Industry accepted definitions of quality are “conformance to requirements” (from Philip Crosby) and “fit for use” (from Dr. Joseph Juran and Dr. W. Edwards Deming). These two definitions are not inconsistent.
Meeting requirements is a producer’s view of quality. This is the view of the organization responsible for the project and processes, and the products and services acquired, developed, and maintained by those processes. Meeting requirements means that the person building the product does so in accordance with the requirements. Requirements can be very complete or they can be simple, but they must be defined in a measurable format, so it can be determined whether they have been met. The producer’s view of quality has these four characteristics:
- Doing the right thing
- Doing it the right way
- Doing it right the first time
- Doing it on time without exceeding cost
Being fit for use is the customer’s definition. The customer is the end user of the products or services. Fit for use means that the product or service meets the customer’s needs regardless of the product requirements. Of the two definitions of quality, fit for use, is the more important. The customer’s view of quality has these characteristics:
- Receiving the right product for their use
- Being satisfied that their needs have been met
- Meeting their expectations
- Being treated with integrity, courtesy and respect
In addition to the producer and customer views of quality, the organizational infrastructure also includes a provider and a supplier view.
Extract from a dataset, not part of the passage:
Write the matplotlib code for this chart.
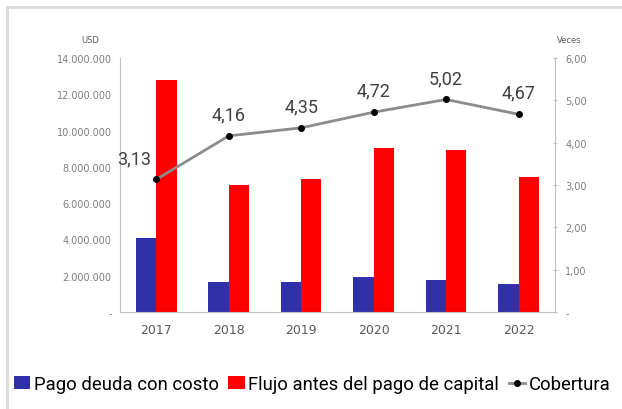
import numpy as np
import matplotlib.pyplot as plt
from matplotlib.patches import Rectangle
from matplotlib.ticker import FuncFormatter

anios = ["2017", "2018", "2019", "2020", "2021", "2022"]
pago_deuda = [4.08e6, 1.65e6, 1.65e6, 1.90e6, 1.75e6, 1.55e6]
flujo = [12.8e6, 7.0e6, 7.35e6, 9.05e6, 8.95e6, 7.45e6]
cobertura = [3.13, 4.16, 4.35, 4.72, 5.02, 4.67]

azul = "#3030a8"
rojo = "#ff0000"
gris = "#595959"
fam = ["Roboto", "DejaVu Sans"]

fig = plt.figure(figsize=(6.22, 4.10), dpi=100)
fig.patches.append(Rectangle((0.012, -0.02), 1.1, 1.0, transform=fig.transFigure,
                             fill=False, edgecolor="#d9d9d9", linewidth=2))
ax = fig.add_axes([0.193, 0.237, 0.699, 0.619])
x = np.arange(len(anios))
w = 0.28
ax.bar(x - w / 2, pago_deuda, w, color=azul, label="Pago deuda con costo")
ax.bar(x + w / 2, flujo, w, color=rojo, label="Flujo antes del pago de capital")
ax.set_ylim(0, 14e6)
ax.set_xlim(-0.5, len(anios) - 0.5)
ax.set_yticks(np.arange(0, 14.1e6, 2e6))


def fmt_usd(v, pos):
    if v == 0:
        return "-"
    return f"{int(v):,}".replace(",", ".")


ax.yaxis.set_major_formatter(FuncFormatter(fmt_usd))
ax.set_xticks(x)
ax.set_xticklabels(anios)
ax.tick_params(axis="x", length=0, labelsize=9, labelcolor=gris, pad=8)
ax.tick_params(axis="y", length=0, labelsize=7, labelcolor="#7f7f7f", pad=6)
for s in ["top", "right"]:
    ax.spines[s].set_visible(False)
ax.spines["left"].set_color("#bfbfbf")
ax.spines["bottom"].set_color("#bfbfbf")

ax2 = ax.twinx()
ax2.plot(x, cobertura, color="#8c8c8c", linewidth=2, marker="o", markersize=4,
         markerfacecolor="black", markeredgecolor="black", label="Cobertura")
ax2.set_ylim(0, 6)
ax2.set_yticks(np.arange(0, 6.1, 1))
ax2.yaxis.set_major_formatter(FuncFormatter(lambda v, p: "-" if v == 0 else f"{v:.2f}".replace(".", ",")))
ax2.tick_params(axis="y", length=3, direction="inout", color="#bfbfbf",
                labelsize=7, labelcolor="#7f7f7f", pad=6)
for s in ["top", "left", "bottom"]:
    ax2.spines[s].set_visible(False)
ax2.spines["right"].set_color("#bfbfbf")

for i, v in enumerate(cobertura):
    lbl = f"{v:.2f}".replace(".", ",")
    dx = -16 if i == 0 else 0
    ax2.annotate(lbl, (x[i], v), xytext=(dx, 9), textcoords="offset points",
                 ha="center", va="bottom", fontsize=13, color="#404040", family=fam)

fig.text(0.145, 0.895, "USD", fontsize=6, color=gris, ha="center")
fig.text(0.915, 0.895, "Veces", fontsize=6, color=gris, ha="center")

h1, l1 = ax.get_legend_handles_labels()
h2, l2 = ax2.get_legend_handles_labels()
fig.legend(h1 + h2, l1 + l2, loc="center left", bbox_to_anchor=(-0.005, 0.06), ncol=3,
           frameon=False, handlelength=0.9, handletextpad=0.2, columnspacing=0.5,
           prop={"family": fam, "size": 13.3})

fig.savefig("out.png", dpi=100)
These views are as follows:
- Provider view – This is the perspective of the organization that delivers the products and services to the customer.
- Supplier view – This is the perspective of the organization (that may be external to the producer’s company, such as an independent vendor) that provides either the producer and/or the provider with products and services needed to meet the requirements of the customer.
The Two Quality Gaps
Most Information Technology (IT) groups have two quality gaps: the producer gap and the customer gap as shown in the figure below. The producer gap is the difference between what is specified (the documented requirements and internal standards) versus what is delivered (what is actually built). The customer gap is the difference between what the producers actually delivered versus what the customer wanted.
Closing these two gaps is the responsibility of the quality function. The quality function must first improve the processes to the point where the producer can develop the products according to requirements received and its own internal standards. Closing the producer's gap enables the IT function to provide its customers consistency in what it can produce. This has been referred to as the "McDonald's effect" - at any McDonald's in the world, a Big Mac should taste the same. It doesn't mean that every customer likes the Big Mac or that it meets everyone's needs, but rather, that McDonald's has now produced consistency in its delivered product.
Closing the second gap requires the quality function to understand the true needs of the customer. This can be done by customer surveys, Joint Application Development (JAD) sessions, and more user involvement through the process of building information products. The processes can then be changed to close the customer gap, keeping consistency while producing products and services needed by the customer.